> If we have a right tetrahedron, where one of the corners
> matches a cube's corner, there are three leg-faces and
> one hypote-face. It turns out that the square of the
> hypoteface area is equal to the sum of the squares of the
> three legface areas. (I don't know why, or if it works in
> more dimensions.) Any triangle can be a hypoteface, and
> the lengths of the X,Y,Z legs are easy to calculate:
> If the hypoteface edges are A,B,C, then X2+Y2 = A2, etc.
> and X2 = (A2+B2-C2)/2. The legface areas are XY/2 etc.,
> the area squares are X2Y2/4, and it's not hard to check that
> the sum of squares of the three legface areas matches Hero^2.

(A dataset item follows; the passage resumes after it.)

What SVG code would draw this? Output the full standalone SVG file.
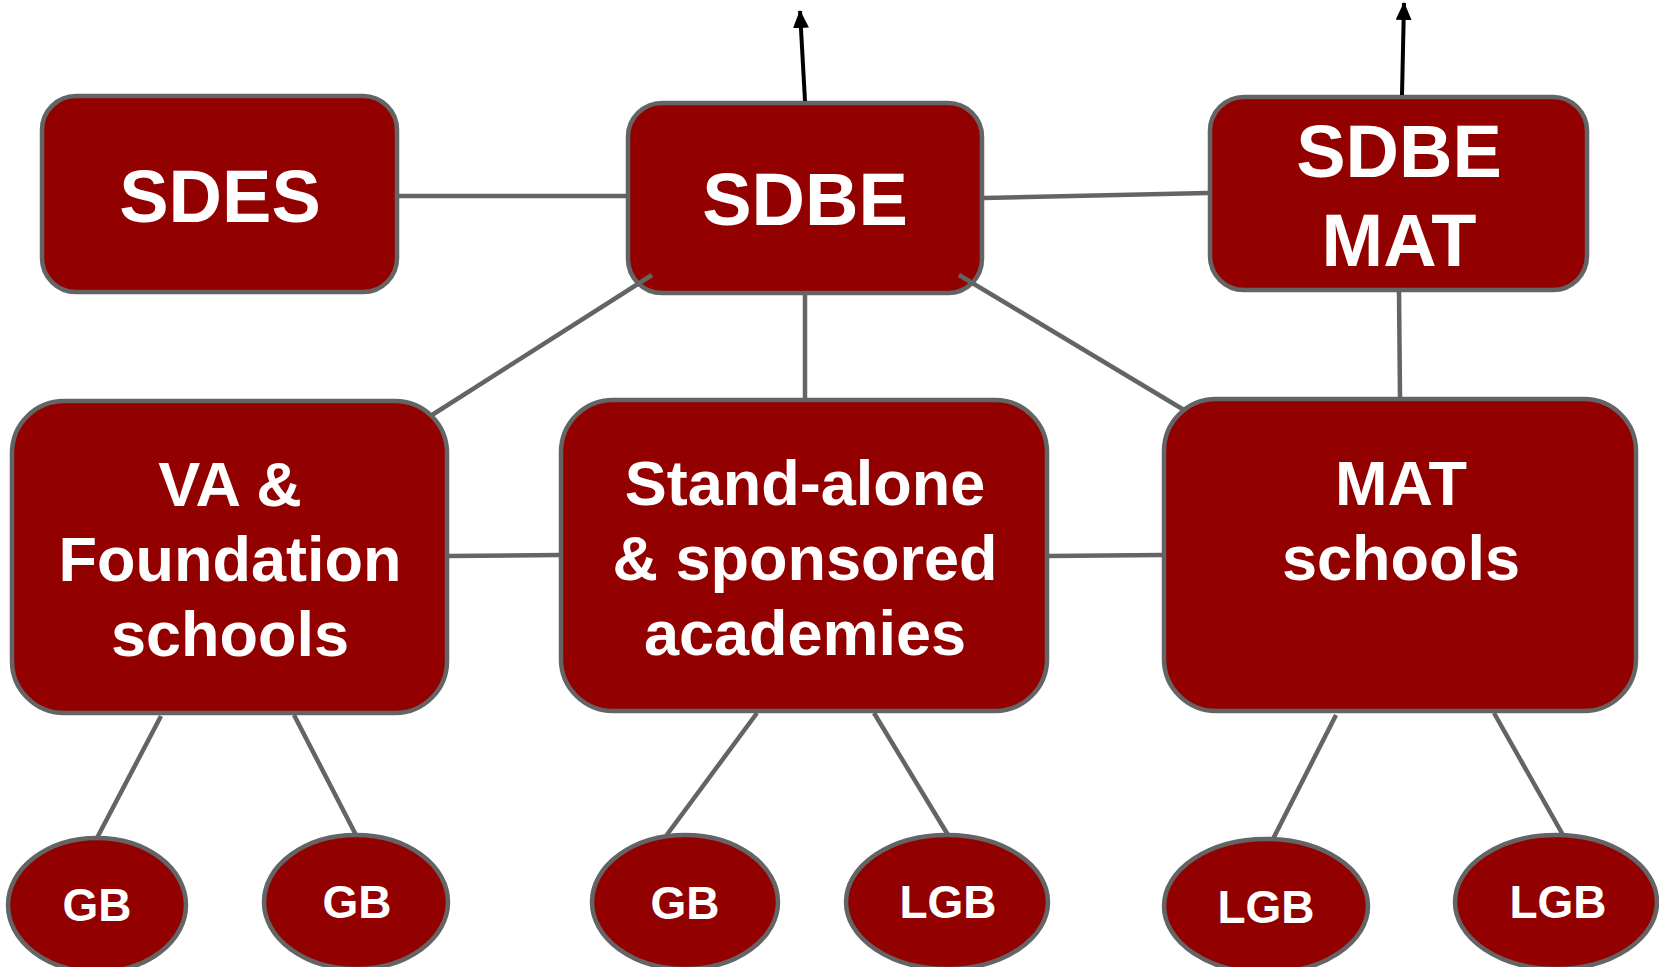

it's already been pointed out that only non-obtuse triangles can
occur as a "hypoteface". however, we can reduce to that case as
follows.
let K(a, b, c) = sqrt(s(s - a)(s - b)(s - c)) , which is heron's
formula. then 16 K^2 = c^2 (2 a^2 + 2 b^2 - c^2) - (a^2 - b^2)^2 ,
which shows that K(a, b, c) = K(a, b, c') , where
(c')^2 = 2 a^2 + 2 b^2 - c^2 . this corresponds to a simple geometric
transformation: attach two (a, b, c) triangles along their c edge
to make a parallelogram. then divide the parallelogram into two
congruent (a, b, c') triangles using the other diagonal.
the relationship c^2 + (c')^2 = 2 (a^2 + b^2) is the usual
parallelogram law.
it is easy to show that any obtuse triangle can be transformed into
a non-obtuse triangle by a sequence of transformations of this ilk.
(always attach along the edge opposite the obtuse angle; repeat
as needed ... have patience ... you will get there!)
mike